> [Stated goal]: Identify all lines of the data containing the string "matplotlib" and copy them.

> [Given data]:

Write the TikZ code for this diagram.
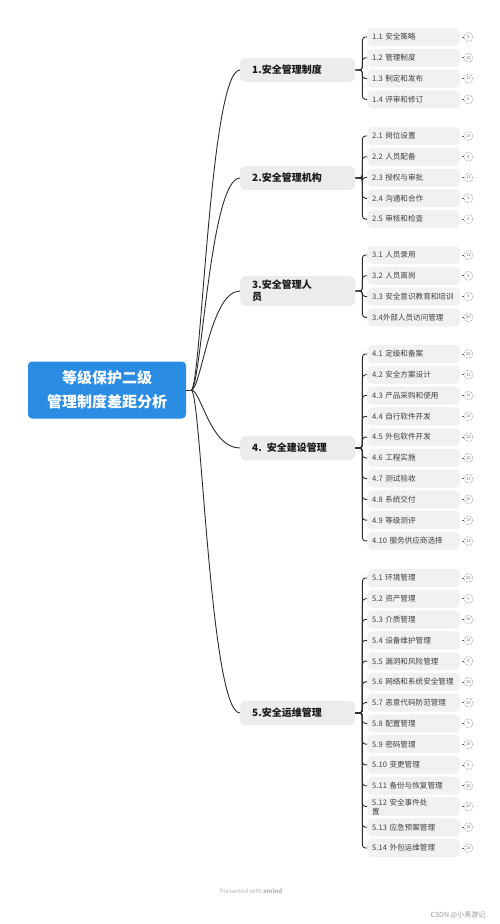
\documentclass[tikz,border=0pt]{standalone}
\usepackage{fontspec}
\setmainfont{Noto Sans CJK SC}
\usetikzlibrary{calc}

\definecolor{azul}{RGB}{42,140,226}
\definecolor{cinza}{RGB}{236,236,236}
\definecolor{cinzaclaro}{RGB}{241,241,241}
\definecolor{linha}{RGB}{45,45,45}

\tikzset{
  raiz/.style={fill=azul, rounded corners=4pt, text=white, align=center,
    font=\bfseries\fontsize{15}{24}\selectfont, minimum width=158pt, minimum height=57pt},
  tema/.style={anchor=west, fill=cinza, rounded corners=5pt, align=left,
    font=\bfseries\fontsize{10}{12}\selectfont, text=black!90,
    minimum width=115pt, minimum height=24pt, text width=91pt, inner xsep=12pt, inner ysep=4pt},
  sub/.style={anchor=west, fill=cinzaclaro, rounded corners=5pt, align=left,
    font=\fontsize{7.6}{9}\selectfont, text=black!75,
    minimum width=93pt, minimum height=18pt, text width=83pt, inner xsep=5pt, inner ysep=1.5pt},
  num/.style={circle, draw=black!60, densely dotted, line width=0.5pt, inner sep=0pt,
    minimum size=9pt, font=\fontsize{4}{4}\selectfont, text=black!60},
  liga/.style={draw=linha, line width=0.9pt},
  fio/.style={draw=black!60, line width=0.6pt, shorten <=2pt},
}

\begin{document}
\begin{tikzpicture}[x=1pt, y=-1pt]
  \useasboundingbox[fill=white] (0,0) rectangle (500,924);
  % distancia entre os subtopicos
  \def\passo{20.77}

  % Topico central
  \node[raiz] (raiz) at (107,390) {等级保护二级\\管理制度差距分析};

  % Topicos principais
  \node[tema] (t1) at (240,70) {1.安全管理制度};
  \node[tema] (t2) at (240,178) {2.安全管理机构};
  \node[tema] (t3) at (240,291) {3.安全管理人\\员};
  \node[tema] (t4) at (240,448) {4. 安全建设管理};
  \node[tema] (t5) at (240,713) {5.安全运维管理};

  % Ligacoes do centro
  \coordinate (r) at ($(raiz.east)+(5,0)$);
  \draw[liga] (raiz.east) -- (r);
  \foreach \k in {1,...,5}{
    \draw[liga] (r) .. controls +(10,0) and +(-30,0) .. (t\k.west);
  }

  % Grupo 1
  \foreach \txt/\n [count=\i] in {1.1~安全策略/5, 1.2~管理制度/10, 1.3~制定和发布/11, 1.4~评审和修订/6}{
    \node[sub] (a\i) at (367,{37+(\i-1)*\passo}) {\txt};
    \node[num] (na\i) at ($(a\i.east)+(8,0)$) {\n};
    \draw[fio] (a\i.east) -- (na\i.west);
    \draw[liga, rounded corners=3pt] (t1.east) -- ++(7,0) |- (a\i.west);
  }

  % Grupo 2
  \foreach \txt/\n [count=\i] in {2.1~岗位设置/13, 2.2~人员配备/6, 2.3~授权与审批/11, 2.4~沟通和合作/5, 2.5~审核和检查/6}{
    \node[sub] (b\i) at (367,{136+(\i-1)*\passo}) {\txt};
    \node[num] (nb\i) at ($(b\i.east)+(8,0)$) {\n};
    \draw[fio] (b\i.east) -- (nb\i.west);
    \draw[liga, rounded corners=3pt] (t2.east) -- ++(7,0) |- (b\i.west);
  }

  % Grupo 3
  \foreach \txt/\n [count=\i] in {3.1~人员录用/12, 3.2~人员离岗/5, 3.3~安全意识教育和培训/6, 3.4外部人员访问管理/20}{
    \node[sub] (c\i) at (367,{255+(\i-1)*\passo}) {\txt};
    \node[num] (nc\i) at ($(c\i.east)+(8,0)$) {\n};
    \draw[fio] (c\i.east) -- (nc\i.west);
    \draw[liga, rounded corners=3pt] (t3.east) -- ++(7,0) |- (c\i.west);
  }

  % Grupo 4
  \foreach \txt/\n [count=\i] in {4.1~定级和备案/20, 4.2~安全方案设计/11, 4.3~产品采购和使用/11,
      4.4~自行软件开发/11, 4.5~外包软件开发/12, 4.6~工程实施/10, 4.7~测试验收/11,
      4.8~系统交付/10, 4.9~等级测评/17, 4.10~服务供应商选择/13}{
    \node[sub] (d\i) at (367,{354+(\i-1)*\passo}) {\txt};
    \node[num] (nd\i) at ($(d\i.east)+(8,0)$) {\n};
    \draw[fio] (d\i.east) -- (nd\i.west);
    \draw[liga, rounded corners=3pt] (t4.east) -- ++(7,0) |- (d\i.west);
  }

  % Grupo 5
  \foreach \txt/\n [count=\i] in {5.1~环境管理/20, 5.2~资产管理/5, 5.3~介质管理/10,
      5.4~设备维护管理/12, 5.5~漏洞和风险管理/6, 5.6~网络和系统安全管理/20,
      5.7~恶意代码防范管理/15, 5.8~配置管理/5, 5.9~密码管理/10, 5.10~变更管理/6,
      5.11~备份与恢复管理/10, 5.12~安全事件处\\置/10, 5.13~应急预案管理/12, 5.14~外包运维管理/11}{
    \node[sub] (e\i) at (367,{578+(\i-1)*\passo}) {\txt};
    \node[num] (ne\i) at ($(e\i.east)+(8,0)$) {\n};
    \draw[fio] (e\i.east) -- (ne\i.west);
    \draw[liga, rounded corners=3pt] (t5.east) -- ++(7,0) |- (e\i.west);
  }

  % Rodape
  \node[font=\fontsize{6}{6}\selectfont, text=black!30] (rodape) at (251,891) {Presented with \textbf{xmind}};
  \node[font=\fontsize{7}{7}\selectfont, text=black!40] (marca) at (458,915) {CSDN @小黑游记};
\end{tikzpicture}
\end{document}
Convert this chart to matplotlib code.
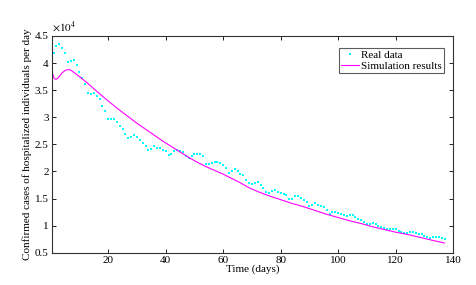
import numpy as np
import matplotlib.pyplot as plt

# real data: hospitalized cases per day (x 10^4), day 1..137
days = np.arange(1, 138)
real = [4.19, 4.31, 4.36, 4.27, 4.18, 4.01, 4.04, 4.06, 3.96, 3.84,
        3.72, 3.61, 3.45, 3.42, 3.44, 3.39, 3.33, 3.21, 3.11, 2.97,
        2.96, 2.96, 2.92, 2.84, 2.78, 2.70, 2.61, 2.63, 2.67, 2.63,
        2.58, 2.53, 2.47, 2.39, 2.41, 2.47, 2.44, 2.43, 2.39, 2.38,
        2.30, 2.32, 2.38, 2.39, 2.38, 2.35, 2.28, 2.24, 2.28, 2.32,
        2.33, 2.32, 2.28, 2.14, 2.13, 2.15, 2.18, 2.18, 2.16, 2.12,
        2.07, 1.98, 2.00, 2.04, 2.01, 1.96, 1.93, 1.84, 1.79, 1.77,
        1.78, 1.81, 1.75, 1.69, 1.63, 1.61, 1.64, 1.66, 1.63, 1.60,
        1.58, 1.56, 1.50, 1.50, 1.55, 1.55, 1.51, 1.47, 1.43, 1.37,
        1.38, 1.41, 1.39, 1.37, 1.34, 1.29, 1.22, 1.25, 1.25, 1.23,
        1.21, 1.20, 1.18, 1.20, 1.19, 1.16, 1.13, 1.10, 1.07, 1.04,
        1.04, 1.05, 1.03, 0.99, 0.97, 0.95, 0.93, 0.93, 0.94, 0.93,
        0.91, 0.88, 0.86, 0.86, 0.88, 0.88, 0.87, 0.85, 0.84, 0.81,
        0.80, 0.78, 0.79, 0.80, 0.79, 0.77, 0.75]

# simulation curve (x 10^4)
sim_t = [0, 0.4, 0.8, 1.2, 1.7, 2.3, 3, 4, 5, 6, 7, 8, 10, 13, 16, 20,
         24, 27, 30, 33, 36, 39, 42, 45, 48, 51, 54, 57, 60, 63, 66, 69,
         72, 76, 80, 84, 88, 92, 96, 100, 104, 108, 112, 116, 120, 124,
         128, 132, 137]
sim = [4.00, 3.88, 3.78, 3.72, 3.70, 3.71, 3.75, 3.82, 3.86, 3.88, 3.87,
       3.83, 3.75, 3.62, 3.48, 3.30, 3.13, 3.01, 2.89, 2.78, 2.67, 2.56,
       2.46, 2.36, 2.26, 2.17, 2.09, 2.02, 1.95, 1.87, 1.79, 1.70, 1.63,
       1.55, 1.48, 1.41, 1.35, 1.28, 1.21, 1.15, 1.09, 1.04, 0.98, 0.93,
       0.88, 0.84, 0.79, 0.74, 0.68]

xticks = [20, 40, 60, 80, 100, 120, 140]
yticks = [0.5, 1, 1.5, 2, 2.5, 3, 3.5, 4, 4.5]
yticklabels = ["0.5", "1", "1.5", "2", "2.5", "3", "3.5", "4", "4.5"]

plt.rcParams.update({
    "font.family": "serif",
    "font.serif": ["Liberation Serif", "DejaVu Serif"],
    "font.size": 8,
    "mathtext.fontset": "stix"})

fig = plt.figure(figsize=(4.77, 2.85), dpi=100)
ax = fig.add_axes([0.108, 0.113, 0.842, 0.761])

ax.plot(days, real, linestyle='none', marker='s', ms=2.0, mew=0,
        color=(0, 1, 1), label="Real data")
ax.plot(sim_t, sim, color=(1, 0, 1), linewidth=0.8, label="Simulation results")

ax.set_xlim(0.3, 140)
ax.set_ylim(0.5, 4.5)
ax.set_xticks(xticks)
ax.set_yticks(yticks)
ax.set_yticklabels(yticklabels)
ax.tick_params(direction='in', top=True, right=True, length=3, width=0.6,
               labelsize=8, pad=2)
for s in ax.spines.values():
    s.set_linewidth(0.8)
    s.set_color('#333333')

ax.set_xlabel("Time (days)", fontsize=8, labelpad=0)
ax.set_ylabel("Confirmed cases of hospitalized individuals per day",
              fontsize=8, labelpad=2)
ax.text(0.0, 1.01, r"$\times10^4$", transform=ax.transAxes, fontsize=8,
        ha='left', va='bottom')

leg = ax.legend(loc='upper right', bbox_to_anchor=(0.977, 0.945),
                fontsize=8, frameon=True, fancybox=False, borderpad=0.2,
                handlelength=1.6, handletextpad=0.2, borderaxespad=0,
                labelspacing=0.1, markerscale=1.0)
leg.get_frame().set_edgecolor('#333333')
leg.get_frame().set_linewidth(0.8)

plt.savefig("out.png", dpi=100)
plt.close()
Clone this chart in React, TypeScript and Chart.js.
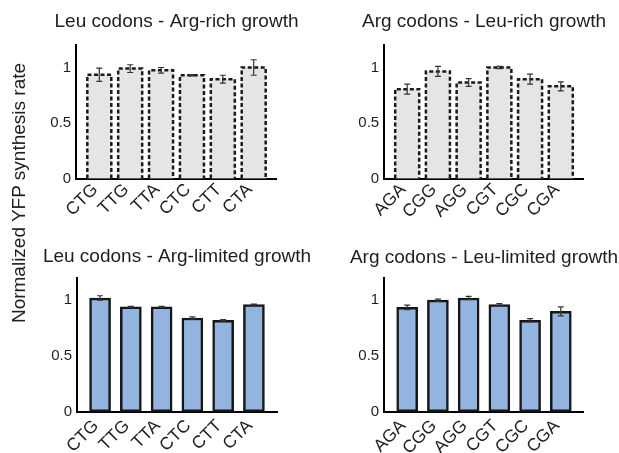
import React, { useEffect, useRef } from 'react';
import { Chart, registerables } from 'chart.js';

Chart.register(...registerables);

const FONT = '"Liberation Sans", Arial, sans-serif';

const leuCodons = ['CTG', 'TTG', 'TTA', 'CTC', 'CTT', 'CTA'];
const argCodons = ['AGA', 'CGG', 'AGG', 'CGT', 'CGC', 'CGA'];
const yTicks = [0, 0.5, 1];

const leuArgRich = [0.935, 0.99, 0.975, 0.93, 0.895, 1.0];
const leuArgRichErr = [0.06, 0.035, 0.025, 0.005, 0.035, 0.07];
const argLeuRich = [0.805, 0.965, 0.865, 1.0, 0.895, 0.83];
const argLeuRichErr = [0.045, 0.045, 0.035, 0.01, 0.045, 0.04];
const leuArgLim = [1.02, 0.94, 0.94, 0.84, 0.82, 0.96];
const leuArgLimErr = [0.02, 0.005, 0.005, 0.01, 0.005, 0.005];
const argLeuLim = [0.935, 1.0, 1.02, 0.96, 0.82, 0.9];
const argLeuLimErr = [0.02, 0.01, 0.015, 0.01, 0.015, 0.04];

const barExtras = {
  id: 'barExtras',
  afterDatasetsDraw(chart: any) {
    const ctx = chart.ctx;
    const ds = chart.data.datasets[0];
    const meta = chart.getDatasetMeta(0);
    const yScale = chart.scales.y;
    ctx.save();
    if (ds.dashed) {
      ctx.strokeStyle = '#1a1a1a';
      ctx.lineWidth = 2.5;
      ctx.setLineDash([4, 2.5]);
      meta.data.forEach((bar: any) => {
        const l = bar.x - bar.width / 2;
        const r = bar.x + bar.width / 2;
        ctx.beginPath();
        ctx.moveTo(l, bar.base);
        ctx.lineTo(l, bar.y);
        ctx.lineTo(r, bar.y);
        ctx.lineTo(r, bar.base);
        ctx.stroke();
      });
    }
    ctx.setLineDash([]);
    ctx.strokeStyle = '#333';
    ctx.lineWidth = 1.2;
    meta.data.forEach((bar: any, i: number) => {
      const v = ds.data[i].y;
      const e = ds.errors[i];
      const yt = yScale.getPixelForValue(v + e);
      const yb = yScale.getPixelForValue(v - e);
      const cx = bar.x;
      ctx.beginPath();
      ctx.moveTo(cx, yt);
      ctx.lineTo(cx, yb);
      ctx.moveTo(cx - 3, yt);
      ctx.lineTo(cx + 3, yt);
      ctx.moveTo(cx - 3, yb);
      ctx.lineTo(cx + 3, yb);
      ctx.stroke();
    });
    ctx.restore();
  },
};

const SIDE = 50;

type PanelProps = {
  chartLeft: number;
  chartRight: number;
  top: number;
  height: number;
  title: string;
  labels: string[];
  values: number[];
  errors: number[];
  dashed: boolean;
  xHeight: number;
  titlePadTop: number;
  titlePadBottom: number;
  labelPad: number;
};

function Panel(p: PanelProps) {
  const ref = useRef<HTMLCanvasElement>(null);
  const width = Math.round(p.chartRight - p.chartLeft + 2 * SIDE);
  const left = p.chartLeft - SIDE;
  const sideW = (width - (p.chartRight - p.chartLeft)) / 2;
  useEffect(() => {
    const chart = new Chart(ref.current as HTMLCanvasElement, {
      type: 'bar',
      data: {
        datasets: [
          {
            data: p.values.map((v, i) => ({ x: i, y: v })),
            errors: p.errors,
            dashed: p.dashed,
            xAxisID: 'x',
            yAxisID: 'y',
            backgroundColor: p.dashed ? '#e7e4e4' : '#92b4df',
            borderColor: p.dashed ? 'rgba(0,0,0,0)' : '#161616',
            borderWidth: p.dashed ? 0 : 2.5,
            borderSkipped: false,
            barThickness: p.dashed ? 24 : 21,
          } as any,
        ],
      },
      options: {
        responsive: false,
        animation: false,
        devicePixelRatio: 1,
        layout: { padding: 0 },
        plugins: {
          legend: { display: false },
          tooltip: { enabled: false },
          title: {
            display: true,
            text: p.title,
            color: '#1e1e1e',
            font: { family: FONT, size: 19, weight: 'normal' },
            padding: { top: p.titlePadTop, bottom: p.titlePadBottom },
          },
        },
        scales: {
          x: {
            type: 'linear',
            offset: false,
            min: -0.75,
            max: 5.75,
            grid: { display: false, drawTicks: false },
            border: { display: true, color: '#000', width: 2 },
            afterBuildTicks: (s: any) => {
              s.ticks = p.labels.map((_, i) => ({ value: i }));
            },
            afterFit: (s: any) => {
              s.height = p.xHeight;
            },
            ticks: {
              autoSkip: false,
              minRotation: 45,
              maxRotation: 45,
              padding: p.labelPad,
              labelOffset: -4,
              color: '#1e1e1e',
              font: { family: FONT, size: 17.5 },
              callback: (v: any) => p.labels[v] ?? '',
            },
          },
          y: {
            position: 'left',
            min: 0,
            max: 1.2,
            grid: { display: false, drawTicks: false },
            border: { display: true, color: '#000', width: 2 },
            afterBuildTicks: (s: any) => {
              s.ticks = yTicks.map((v) => ({ value: v }));
            },
            afterFit: (s: any) => {
              s.width = sideW;
            },
            ticks: {
              padding: 5,
              color: '#1e1e1e',
              font: { family: FONT, size: 15 },
              callback: (v: any) => String(v),
            },
          },
          yr: {
            position: 'right',
            display: true,
            grid: { display: false, drawTicks: false },
            border: { display: false },
            ticks: { display: false },
            afterFit: (s: any) => {
              s.width = sideW;
            },
          },
        },
      } as any,
      plugins: [barExtras],
    });
    return () => chart.destroy();
  }, []);
  return (
    <canvas
      ref={ref}
      width={width}
      height={p.height}
      style={{ position: 'absolute', left, top: p.top, width, height: p.height }}
    />
  );
}

export default function App() {
  return (
    <div
      style={{
        position: 'fixed',
        left: 0,
        top: 0,
        width: 619,
        height: 453,
        background: '#fff',
        overflow: 'hidden',
      }}
    >
      <Panel
        chartLeft={76} chartRight={276.7} top={0} height={226}
        title="Leu codons - Arg-rich growth"
        labels={leuCodons} values={leuArgRich} errors={leuArgRichErr} dashed={true}
        xHeight={47.5} titlePadTop={10} titlePadBottom={12.5} labelPad={1}
      />
      <Panel
        chartLeft={384.3} chartRight={584} top={0} height={226}
        title="Arg codons - Leu-rich growth"
        labels={argCodons} values={argLeuRich} errors={argLeuRichErr} dashed={true}
        xHeight={47.5} titlePadTop={10} titlePadBottom={12.5} labelPad={1}
      />
      <Panel
        chartLeft={76.7} chartRight={276.7} top={226} height={227}
        title="Leu codons - Arg-limited growth"
        labels={leuCodons} values={leuArgLim} errors={leuArgLimErr} dashed={false}
        xHeight={41.3} titlePadTop={19.4} titlePadBottom={9.7} labelPad={4}
      />
      <Panel
        chartLeft={384.3} chartRight={584} top={226} height={227}
        title="Arg codons - Leu-limited growth"
        labels={argCodons} values={argLeuLim} errors={argLeuLimErr} dashed={false}
        xHeight={41.3} titlePadTop={20.5} titlePadBottom={8.6} labelPad={4}
      />
      <div
        style={{
          position: 'absolute',
          left: 19.2 - 150,
          top: 193 - 11,
          width: 300,
          height: 22,
          lineHeight: '22px',
          textAlign: 'center',
          fontFamily: FONT,
          fontSize: 19,
          color: '#1e1e1e',
          transform: 'rotate(-90deg)',
          whiteSpace: 'nowrap',
        }}
      >
        Normalized YFP synthesis rate
      </div>
    </div>
  );
}
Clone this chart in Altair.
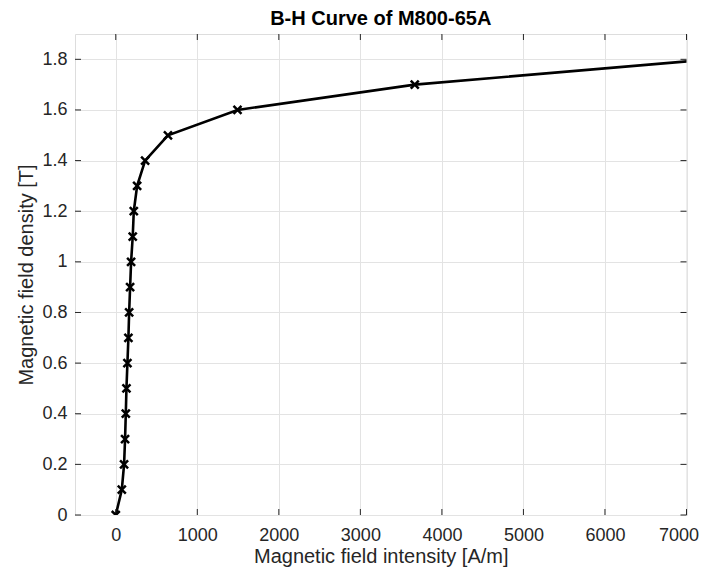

> [Output of the task]:
Convert this chart to matplotlib code.
import matplotlib.pyplot as plt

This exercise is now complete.